READING, Pa. (AP) — A federal bankruptcy judge said Wednesday he intends to approve the sale of the Reading Eagle to a large newspaper chain known for taking over struggling papers and then making deep newsroom cuts.

MediaNews Group, better known as Digital First Media, offered $5 million for the assets of the family-owned Reading Eagle Co., which filed for bankruptcy protection in March.

Chief Judge Richard E. Fehling said Wednesday he plans to sign off on the sale.

Digital First owns about 200 papers and other publications, including The Denver Post and the Boston Herald. Its biggest shareholder is Alden Global Capital, a New York hedge fund that invests in distressed companies.

Digital First has a reputation for deep cost cutting, leading to fears the Eagle will be gutted. The paper began publishing in 1868.

"The Reading Eagle has always had an outsized role in defining this community. It is far and away the dominant source of news," said Kevin Murphy, CEO of the Berks County Community Foundation.

He said hundreds of people have talked to him about the paper since it entered bankruptcy.

"I don't remember anything in 25 years that has jolted this community more than this bankruptcy news," he said. "It has been a process of shock and grief."

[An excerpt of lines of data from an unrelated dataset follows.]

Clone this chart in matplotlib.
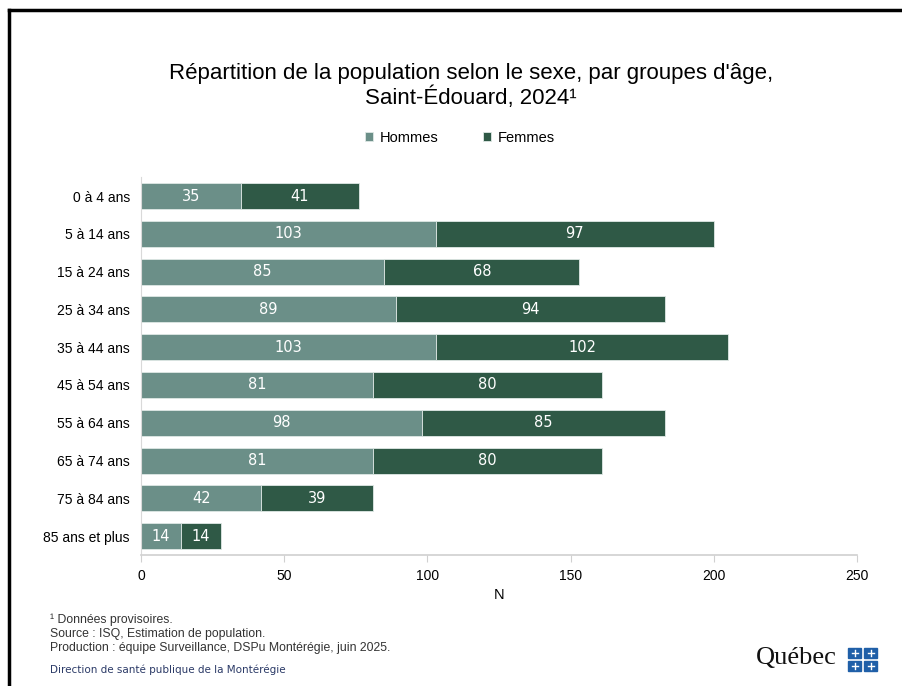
import numpy as np
import matplotlib.pyplot as plt
from matplotlib.patches import Rectangle
from matplotlib.lines import Line2D

groups = ['0 à 4 ans', '5 à 14 ans', '15 à 24 ans', '25 à 34 ans', '35 à 44 ans',
          '45 à 54 ans', '55 à 64 ans', '65 à 74 ans', '75 à 84 ans', '85 ans et plus']
hommes = [35, 103, 85, 89, 103, 81, 98, 81, 42, 14]
femmes = [41, 97, 68, 94, 102, 80, 85, 80, 39, 14]
xticks = [0, 50, 100, 150, 200, 250]

c_h = '#6b8f88'
c_f = '#2f5946'

plt.rcParams['font.family'] = ['Liberation Sans', 'DejaVu Sans']

fig = plt.figure(figsize=(9.02, 6.86), dpi=100)
ax = fig.add_axes([141/902, 1-555/686, 716/902, 377.8/686])

y = np.arange(len(groups))
ax.barh(y, hommes, height=0.69, color=c_h, edgecolor='#dfe8e5', linewidth=0.6, label='Hommes')
ax.barh(y, femmes, left=hommes, height=0.69, color=c_f, edgecolor='#dfe8e5', linewidth=0.6, label='Femmes')

# étiquettes de valeurs
for i in range(len(groups)):
    ax.text(hommes[i]/2, y[i], str(hommes[i]), ha='center', va='center', color='white',
            fontsize=10.5, family='DejaVu Sans')
    ax.text(hommes[i] + femmes[i]/2, y[i], str(femmes[i]), ha='center', va='center',
            color='white', fontsize=10.5, family='DejaVu Sans')

ax.set_ylim(len(groups)-0.5, -0.5)
ax.set_xlim(0, 250)
ax.set_yticks(y)
ax.set_yticklabels(groups, fontsize=10)
ax.set_xticks(xticks)
ax.set_xticklabels([str(t) for t in xticks], fontsize=10)
ax.tick_params(axis='y', length=0, pad=8)
ax.tick_params(axis='x', length=5, color='#d0d0d0', pad=5)
for s in ['top', 'right']:
    ax.spines[s].set_visible(False)
ax.spines['left'].set_color('#d9d9d9')
ax.spines['bottom'].set_color('#d0d0d0')
ax.spines['bottom'].set_linewidth(1.2)
ax.set_xlabel('N', fontsize=10.5, labelpad=4)

fig.text(471/902, 1-86/686, "Répartition de la population selon le sexe, par groupes d'âge,\nSaint-Édouard, 2024¹",
         ha='center', va='center', fontsize=16, linespacing=1.12)

fig.legend(loc='center', bbox_to_anchor=(460/902, 1-138/686), ncol=2, frameon=False,
           fontsize=10.5, handlelength=0.55, handleheight=0.55, columnspacing=3.0, handletextpad=0.5)

foot = ['¹ Données provisoires.', 'Source : ISQ, Estimation de population.',
        'Production : équipe Surveillance, DSPu Montérégie, juin 2025.']
for k, t in enumerate(foot):
    fig.text(50/902, 1-(620+14*k)/686, t, ha='left', va='center', fontsize=8.8, color='#333333')
fig.text(50/902, 1-670/686, 'Direction de santé publique de la Montérégie', ha='left', va='center',
         fontsize=7.5, color='#2b3a67', family='DejaVu Sans')

# logo
fig.text(756/902, 1-658/686, 'Québec', ha='left', va='center', fontsize=19,
         family='Liberation Serif', color='#111111')
for bx, by in [(848, 648), (864, 648), (848, 661), (864, 661)]:
    fig.add_artist(Rectangle((bx/902, 1-(by+10)/686), 13/902, 10/686, transform=fig.transFigure,
                             color='#1f5fa8'))
    fig.add_artist(Line2D([(bx+3.5)/902, (bx+9.5)/902], [1-(by+5)/686]*2, transform=fig.transFigure,
                          color='white', lw=1))
    fig.add_artist(Line2D([(bx+6.5)/902]*2, [1-(by+2)/686, 1-(by+8)/686], transform=fig.transFigure,
                          color='white', lw=1))

# cadre
fig.add_artist(Line2D([9/902, 1], [1-10/686, 1-10/686], transform=fig.transFigure, color='black', lw=2.5))
fig.add_artist(Line2D([9/902, 9/902], [0, 1-10/686], transform=fig.transFigure, color='black', lw=2.5))

fig.savefig('out.png', dpi=100, facecolor='white')
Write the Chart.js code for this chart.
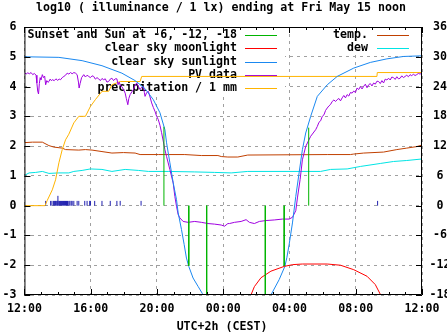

The Eagle, where the late "Rabbit, Run" novelist John Updike got his start, has an average daily circulation of more than 37,000 on weekdays and more than 50,000 on Sunday. The Reading Eagle Co.'s other properties include news-talk radio station WEEU and a weekly newspaper. It employs more than 200.

In court papers, Digital First said it plans to take WEEU off the air unless someone buys its FCC license.

Like many other newspapers, the Eagle has struggled with declining ad revenues. It was also burdened with heavy debt from the 2009 expansion of its downtown printing press and distribution center. The newspaper said it has been losing millions of dollars a year.

"We're either going to have a sale, or we're going to have a liquidation," Reading Eagle lawyer Robert Lapowsky told the judge Wednesday.

Peter Barbey, the president and chief executive of the Reading Eagle Co. — whose great-great-grandfather started the paper — had been loaning it money to keep it afloat. He declined immediate comment after the hearing, saying he planned to issue a statement through the paper.

Through a spokesman, Digital First said it was "pleased to save the Reading Eagle from liquidation and help ensure the people of Berks County don't lose access to an important source of local news and information, as has unfortunately happened in too many communities across the country."

The company said it will "re-create" the Eagle so the paper "has the appropriate resources" to provide local news coverage. Digital First did not say how many of the paper's workers it plans to lay off or whether it will reduce the number of days it publishes a print edition.

Hundreds of U.S. newspapers have shut down over the past 15 years as news consumers have migrated to the internet. The number of reporters, editors, photographers and other newsroom employees in the industry fell by 45% nationwide between 2004 and 2017, according to the Pew Research Center.